Thursday, July 26, 2007

More Economic Lies from Howard

So John Howard is blaming the increase in inflation last quarter with State government deficits- expected to run two 70 million over the next five years.

This is a deceptive argument because there could only be a crowding out problem if government and private borrowers were only borrowing in the domestic market.

Because private and public entities can borrow from worldwide markets thanks to the deregulation of the financial sector in the 1980´s, governments can borrow funds from anywhere in the world, and avoid placing undue pressure on domestic money markets.

Furthermore, the states that are running deficits are doing so for counter cyclical reasons (SA, NSW), or to improve essential infrastructure and remove capacity constraints (Qld), which should have no short term negative effect, and a long term positive effect on inflation figures.


Blogger larson_b said...

as usual troppo has something decent to say on this...

forgive the lack of link. i'm on my new computer and can't work it out. i feel like a baby boomer!! argh! foreigners, argh!!! i've finanical overextended one libs

4:14 PM  
Blogger zelko said...

You're supposed to be on holiday timboy.....

Here's an RBA testimony to parliment re the afformentioned link..

Mr SOMLYAY "How much impact on monetary policy does it have when the state governments produce deficits and the Commonwealth government is still trying to produce a surplus?"

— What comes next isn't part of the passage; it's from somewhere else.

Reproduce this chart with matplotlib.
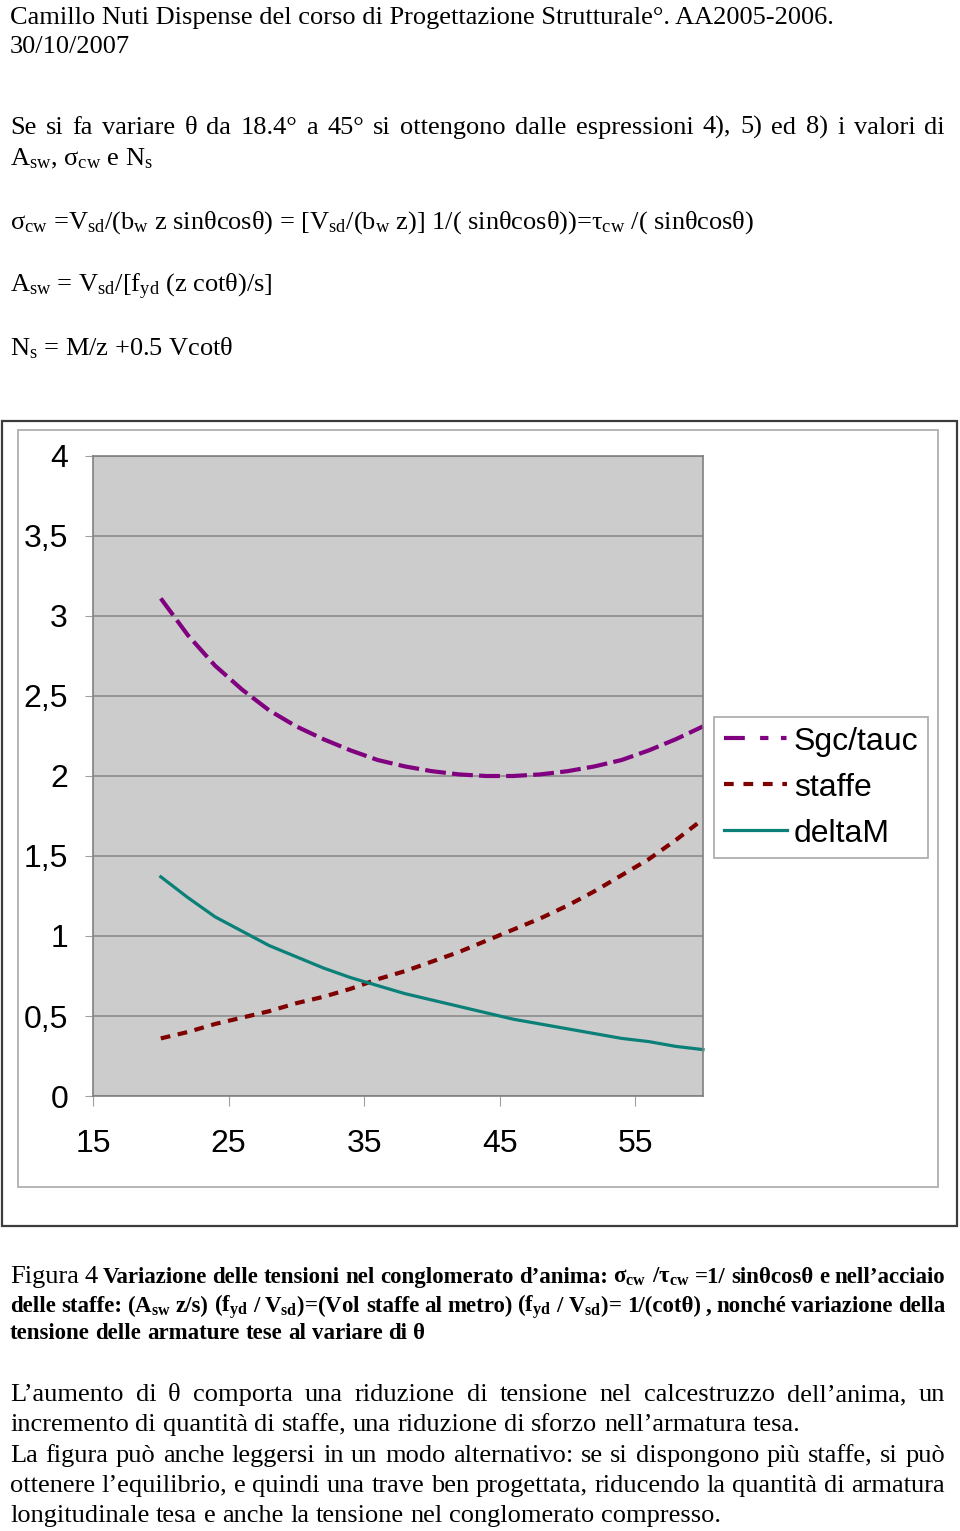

Mr Macfarlane "But with the present set of institutions in does not have any immediate impact at all on our monetary policy...It is even more so for state governments, because state government deficits never did have any direct effect on monetary policy, other than if they were very large...It could have an effect if it were done on a large enough scale in the sense that it might push up long-term bond rates, but we would have to be talking about very big orders of magnitude— five per cent, six per cent or seven per cent of GDP—before you started to see any sign there. It would not affect what we were doing with our monetary policy; it would affect interest rates at the long end of the yield curve. So it might at the margin push up long-term bond rates, but not of the orders of magnitude we are talking about now."

10:34 PM  
Blogger timboy said...

Zelko- did I just catch you talking shop!